Over time, these add up and slow your goal. Clear separation protects your progress.

Stopping Completely When Life Gets Busy

Unexpected expenses happen. Many people respond by stopping house savings entirely.

A better approach is:

  • Reduce the amount temporarily
  • Resume normal saving when things stabilize

Pausing completely often makes it harder to restart later.

Avoiding these mistakes does not require perfection. It comes down to small adjustments that keep your savings moving, even during uneven months. That naturally leads to what to do if saving still feels too slow and how to maintain momentum without burning out.

What to Do If Saving Still Feels Too Slow

Even with a plan, saving for a house can feel slow at times. That does not mean you are failing. It usually means your timeline or expectations need a small adjustment, not a full reset.

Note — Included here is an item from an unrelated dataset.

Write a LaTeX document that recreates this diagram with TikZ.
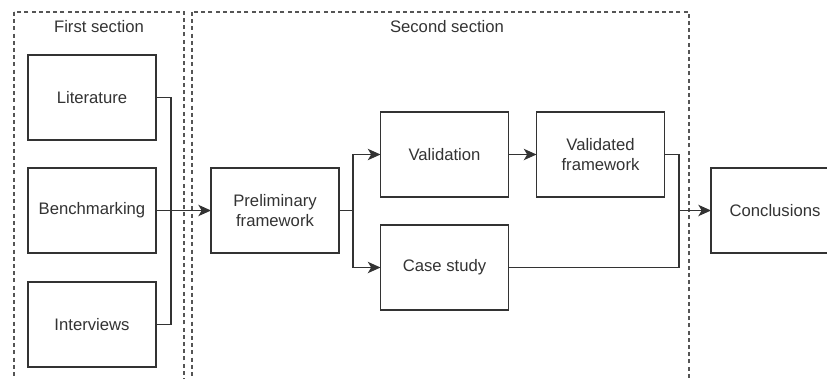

Adjust the Timeline, Not the Goal

When progress feels frustrating, many people assume the goal itself is unrealistic. In most cases, it is the timeline that needs flexibility.

  • Extending the timeline lowers monthly pressure
  • Smaller monthly goals are easier to maintain
  • Consistency matters more than speed

A longer path that you stick with beats a short plan that burns you out.

Break the Goal Into Smaller Wins

Large numbers can feel discouraging. Breaking the goal into milestones makes progress easier to see.

For example:

  • First $1,000 saved
  • One month of consistent saving
  • One year of steady contributions

Each milestone reinforces the habit and builds confidence.

Keep the Goal Active, Even During Tough Months

There will be months when saving feels harder. Instead of stopping completely, scale back temporarily.

  • Save less during high-expense months
  • Resume your usual amount when things stabilize

This keeps the habit alive and prevents long gaps that are hard to recover from.

Saving for a house is not about doing everything perfectly. It is about staying committed through uneven progress and adjusting as life changes. Small, steady actions add up over time, and a clear plan helps you feel more in control.